Repeat the material below exactly, with no pictures.

--------------------------------

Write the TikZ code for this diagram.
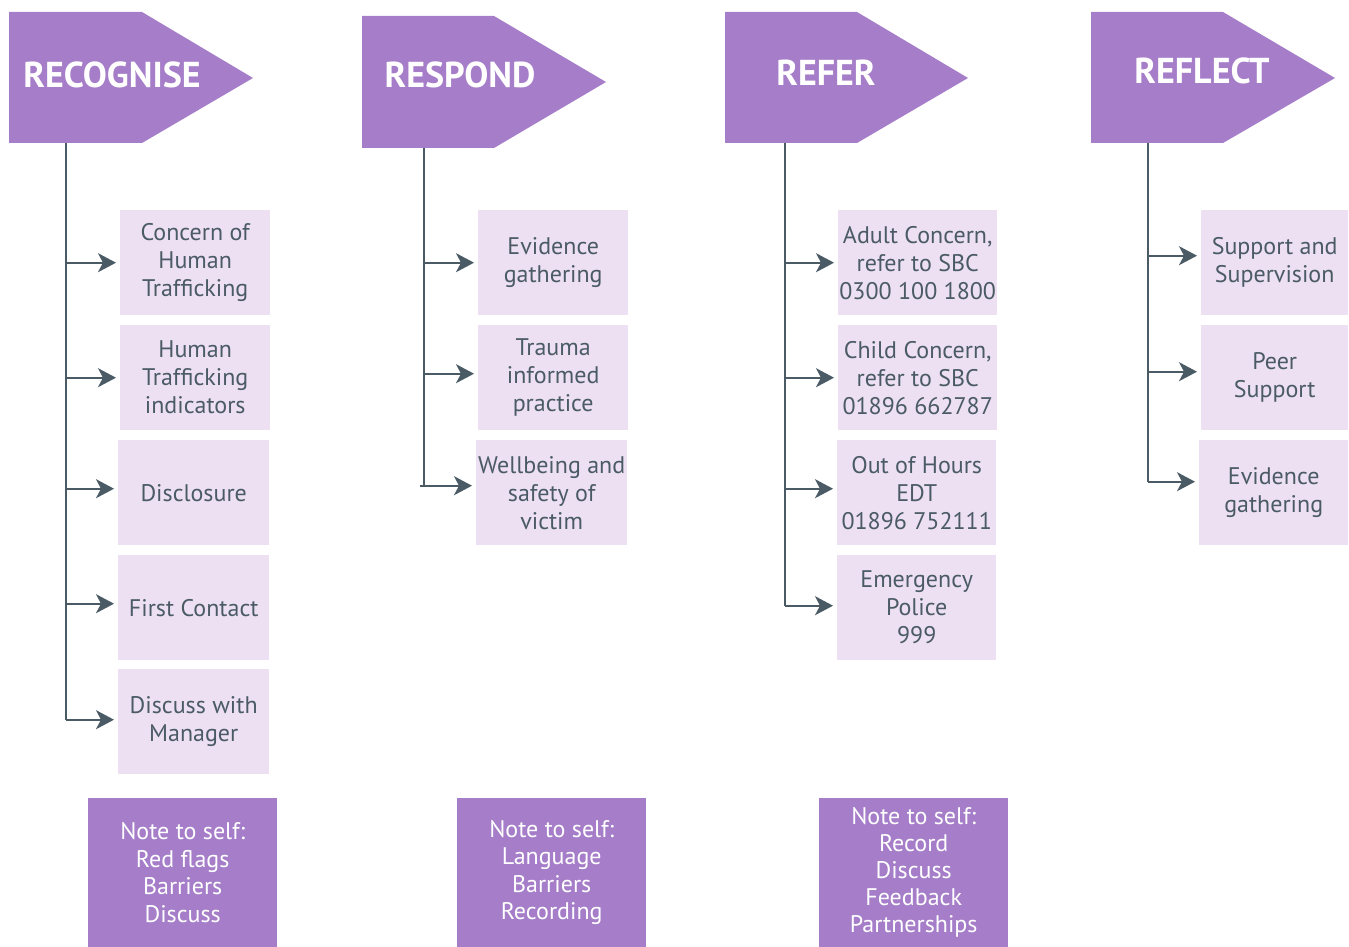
\documentclass[tikz,border=0pt]{standalone}
\usepackage{fontspec}
\setmainfont{PT Sans}
\usetikzlibrary{arrows.meta}
\definecolor{purp}{HTML}{A57DC8}
\definecolor{lite}{HTML}{EDE0F2}
\definecolor{ink}{HTML}{4B5B66}
\tikzset{
  hdrshape/.style={fill=purp, draw=none},
  htext/.style={text=white, font=\bfseries\fontsize{36}{42}\selectfont, inner sep=0},
  item/.style={fill=lite, text=ink, inner sep=0, align=center, anchor=north west,
    minimum height=105pt, font=\fontsize{24}{28}\selectfont},
  note/.style={fill=purp, text=white, inner sep=0, align=center, anchor=north west,
    minimum width=189pt, minimum height=149pt, font=\fontsize{24}{27.5}\selectfont},
  conn/.style={draw=ink, line width=2pt},
  arr/.style={conn, shorten >=4pt, -{Stealth[length=18pt,width=19pt,inset=5pt]}}
}
\begin{document}
\begin{tikzpicture}[x=1pt,y=-1pt]
\useasboundingbox (0,0) rectangle (1349,947);
% headers
\fill[hdrshape] (9,12) -- (142,12) -- (253,78) -- (142,143) -- (9,143) -- cycle;
\node[htext] (h1) at (112,75) {RECOGNISE};
\fill[hdrshape] (362,16) -- (494,16) -- (606,82) -- (494,148) -- (362,148) -- cycle;
\node[htext] (h2) at (460,75) {RESPOND};
\fill[hdrshape] (725,12) -- (857,12) -- (968,78) -- (857,143) -- (725,143) -- cycle;
\node[htext] (h3) at (826,73) {REFER};
\fill[hdrshape] (1091,12) -- (1223,12) -- (1335,78) -- (1223,143) -- (1091,143) -- cycle;
\node[htext] (h4) at (1202,71) {REFLECT};
\coordinate (t1) at (66,143);
\coordinate (t2) at (424,148);
\coordinate (t3) at (785,143);
\coordinate (t4) at (1148,143);
% column 1
\node[item, minimum width=150pt] (a1) at (120,210) {Concern of\\Human\\Trafficking};
\node[item, minimum width=150pt] (a2) at (120,325) {Human\\Trafficking\\indicators};
\node[item, minimum width=151pt] (a3) at (118,440) {Disclosure};
\node[item, minimum width=151pt] (a4) at (118,555) {First Contact};
\node[item, minimum width=151pt] (a5) at (118,669) {Discuss with\\Manager};
% column 2
\node[item, minimum width=150pt] (b1) at (478,210) {Evidence\\gathering};
\node[item, minimum width=150pt] (b2) at (478,325) {Trauma\\informed\\practice};
\node[item, minimum width=151pt] (b3) at (476,440) {Wellbeing and\\safety of\\victim};
% column 3
\node[item, minimum width=159pt] (c1) at (838,210) {Adult Concern,\\refer to SBC\\0300 100 1800};
\node[item, minimum width=159pt] (c2) at (838,325) {Child Concern,\\refer to SBC\\01896 662787};
\node[item, minimum width=159pt] (c3) at (837,440) {Out of Hours\\EDT\\01896 752111};
\node[item, minimum width=159pt] (c4) at (837,555) {Emergency\\Police\\999};
% column 4
\node[item, minimum width=147pt] (d1) at (1201,210) {Support and\\Supervision};
\node[item, minimum width=147pt] (d2) at (1201,325) {Peer\\Support};
\node[item, minimum width=149pt] (d3) at (1199,440) {Evidence\\gathering};
% notes
\node[note] (n1) at (88,798) {Note to self:\\Red flags\\Barriers\\Discuss};
\node[note] (n2) at (457,798) {Note to self:\\Language\\Barriers\\Recording};
\node[note, font=\fontsize{24}{27}\selectfont] (n3) at (819,798) {Note to self:\\Record\\Discuss\\Feedback\\Partnerships};
% connectors
\foreach \n/\dy in {a1/0,a2/0,a3/4,a4/4,a5/2} {
  \coordinate (p) at ([yshift=\dy pt]\n.west);
  \draw[arr] (t1 |- p) -- (p);
}
\coordinate (e1) at ([yshift=2pt]a5.west);
\draw[conn] (t1) -- (t1 |- e1);
\foreach \n/\dy in {b1/0,b2/4,b3/7} {
  \coordinate (p) at ([yshift=\dy pt]\n.west);
  \draw[arr] (t2 |- p) -- (p);
}
\coordinate (e2) at ([yshift=7pt]b3.west);
\draw[conn] (t2) -- (t2 |- e2);
\draw[conn] ([xshift=-4pt]t2 |- e2) -- (t2 |- e2);
\foreach \n/\dy in {c1/0,c2/0,c3/4,c4/2} {
  \coordinate (p) at ([yshift=\dy pt]\n.west);
  \draw[arr] (t3 |- p) -- (p);
}
\coordinate (e3) at ([yshift=2pt]c4.west);
\draw[conn] (t3) -- (t3 |- e3);
\foreach \n/\dy in {d1/7,d2/6,d3/11} {
  \coordinate (p) at ([yshift=\dy pt]\n.west);
  \draw[arr] (t4 |- p) -- (p);
}
\coordinate (e4) at ([yshift=11pt]d3.west);
\draw[conn] (t4) -- (t4 |- e4);
\end{tikzpicture}
\end{document}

--------------------------------

**EXERCISE OUTPUT**:
Write the TikZ code for this diagram.
\documentclass[tikz,border=0pt]{standalone}
\usepackage{fontspec}
\setmainfont{PT Sans}
\usetikzlibrary{arrows.meta}
\definecolor{purp}{HTML}{A57DC8}
\definecolor{lite}{HTML}{EDE0F2}
\definecolor{ink}{HTML}{4B5B66}
\tikzset{
  hdrshape/.style={fill=purp, draw=none},
  htext/.style={text=white, font=\bfseries\fontsize{36}{42}\selectfont, inner sep=0},
  item/.style={fill=lite, text=ink, inner sep=0, align=center, anchor=north west,
    minimum height=105pt, font=\fontsize{24}{28}\selectfont},
  note/.style={fill=purp, text=white, inner sep=0, align=center, anchor=north west,
    minimum width=189pt, minimum height=149pt, font=\fontsize{24}{27.5}\selectfont},
  conn/.style={draw=ink, line width=2pt},
  arr/.style={conn, shorten >=4pt, -{Stealth[length=18pt,width=19pt,inset=5pt]}}
}
\begin{document}
\begin{tikzpicture}[x=1pt,y=-1pt]
\useasboundingbox (0,0) rectangle (1349,947);
% headers
\fill[hdrshape] (9,12) -- (142,12) -- (253,78) -- (142,143) -- (9,143) -- cycle;
\node[htext] (h1) at (112,75) {RECOGNISE};
\fill[hdrshape] (362,16) -- (494,16) -- (606,82) -- (494,148) -- (362,148) -- cycle;
\node[htext] (h2) at (460,75) {RESPOND};
\fill[hdrshape] (725,12) -- (857,12) -- (968,78) -- (857,143) -- (725,143) -- cycle;
\node[htext] (h3) at (826,73) {REFER};
\fill[hdrshape] (1091,12) -- (1223,12) -- (1335,78) -- (1223,143) -- (1091,143) -- cycle;
\node[htext] (h4) at (1202,71) {REFLECT};
\coordinate (t1) at (66,143);
\coordinate (t2) at (424,148);
\coordinate (t3) at (785,143);
\coordinate (t4) at (1148,143);
% column 1
\node[item, minimum width=150pt] (a1) at (120,210) {Concern of\\Human\\Trafficking};
\node[item, minimum width=150pt] (a2) at (120,325) {Human\\Trafficking\\indicators};
\node[item, minimum width=151pt] (a3) at (118,440) {Disclosure};
\node[item, minimum width=151pt] (a4) at (118,555) {First Contact};
\node[item, minimum width=151pt] (a5) at (118,669) {Discuss with\\Manager};
% column 2
\node[item, minimum width=150pt] (b1) at (478,210) {Evidence\\gathering};
\node[item, minimum width=150pt] (b2) at (478,325) {Trauma\\informed\\practice};
\node[item, minimum width=151pt] (b3) at (476,440) {Wellbeing and\\safety of\\victim};
% column 3
\node[item, minimum width=159pt] (c1) at (838,210) {Adult Concern,\\refer to SBC\\0300 100 1800};
\node[item, minimum width=159pt] (c2) at (838,325) {Child Concern,\\refer to SBC\\01896 662787};
\node[item, minimum width=159pt] (c3) at (837,440) {Out of Hours\\EDT\\01896 752111};
\node[item, minimum width=159pt] (c4) at (837,555) {Emergency\\Police\\999};
% column 4
\node[item, minimum width=147pt] (d1) at (1201,210) {Support and\\Supervision};
\node[item, minimum width=147pt] (d2) at (1201,325) {Peer\\Support};
\node[item, minimum width=149pt] (d3) at (1199,440) {Evidence\\gathering};
% notes
\node[note] (n1) at (88,798) {Note to self:\\Red flags\\Barriers\\Discuss};
\node[note] (n2) at (457,798) {Note to self:\\Language\\Barriers\\Recording};
\node[note, font=\fontsize{24}{27}\selectfont] (n3) at (819,798) {Note to self:\\Record\\Discuss\\Feedback\\Partnerships};
% connectors
\foreach \n/\dy in {a1/0,a2/0,a3/4,a4/4,a5/2} {
  \coordinate (p) at ([yshift=\dy pt]\n.west);
  \draw[arr] (t1 |- p) -- (p);
}
\coordinate (e1) at ([yshift=2pt]a5.west);
\draw[conn] (t1) -- (t1 |- e1);
\foreach \n/\dy in {b1/0,b2/4,b3/7} {
  \coordinate (p) at ([yshift=\dy pt]\n.west);
  \draw[arr] (t2 |- p) -- (p);
}
\coordinate (e2) at ([yshift=7pt]b3.west);
\draw[conn] (t2) -- (t2 |- e2);
\draw[conn] ([xshift=-4pt]t2 |- e2) -- (t2 |- e2);
\foreach \n/\dy in {c1/0,c2/0,c3/4,c4/2} {
  \coordinate (p) at ([yshift=\dy pt]\n.west);
  \draw[arr] (t3 |- p) -- (p);
}
\coordinate (e3) at ([yshift=2pt]c4.west);
\draw[conn] (t3) -- (t3 |- e3);
\foreach \n/\dy in {d1/7,d2/6,d3/11} {
  \coordinate (p) at ([yshift=\dy pt]\n.west);
  \draw[arr] (t4 |- p) -- (p);
}
\coordinate (e4) at ([yshift=11pt]d3.west);
\draw[conn] (t4) -- (t4 |- e4);
\end{tikzpicture}
\end{document}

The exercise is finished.